A thief stole the tabernacle filled with consecrated hosts from the altar of St. Martin of Tours Catholic Church in South Buffalo on Wednesday afternoon.
But this is not just any Catholic church.
About 60 percent of the members of the parish are the families of police officers and firefighters, a fact that the St. Martin rectory hopes will give the crook second thoughts and prompt the return of the tabernacle, “no questions asked.”
The ornate brass and bronze tabernacle is valued at $3,300 to $5,000. The wafer hosts, when consecrated, are distributed at Communion.
“I‘ve heard of them stealing chalices, but never heard of the tabernacle being stolen,” said the Rev. James G. Judge, pastor of St. Martin, at 1140 Abbott Road. “To me, it is a real sacrilege. It’s usually a drug addict who does something desperate for money, and they don’t know what they have taken.”

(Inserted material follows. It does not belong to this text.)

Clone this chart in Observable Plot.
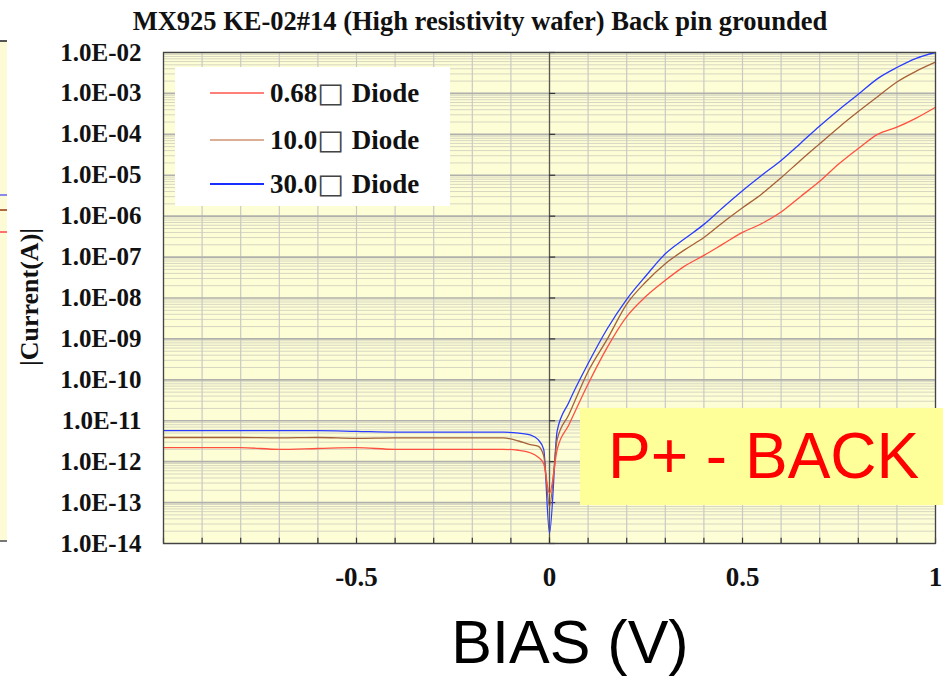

Another Catholic clergyman said he was praying that the theft did not involve someone looking to desecrate the hosts, which are also known as the Blessed Sacrament.
“It’s going to be very difficult to sell a tabernacle. The police are going to be looking for it,” said the cleric, who asked that his name be withheld. “Sometimes, people who are into satanism do this sort of thing.”
Detectives from the South District have interviewed several witnesses who were inside the parish’s adoration chapel at about 1 p.m. when they noticed the thief fleeing with the tabernacle.
“The thief chose the biggest and heaviest thing that you could carry out of the church,” Judge said. “The tabernacle had to weigh 40 to 50 pounds. We’ve had it on our altar since 1958.”
Judge said that it is the policy of the church to leave the doors unlocked to accommodate those who want to enter and pray.
That policy, until now, had not resulted in anyone taking advantage of the church’s openness.
But about five years ago, a thief broke into the rectory and stole a petty cash box, which brought about a policy change.
“We no longer keep cash here,” Judge said.
He and others at the church, the pastor said, are very upset over the theft of the tabernacle, but hopeful that detectives can solve the crime.
Buffalo Police Commissioner Daniel Derenda said he was deeply disturbed over the theft.
“We have had chalices stolen from churches before, but I can’t ever remember a tabernacle being stolen,” Derenda said. “It is sad that somebody stole it to probably feed their drug habit.”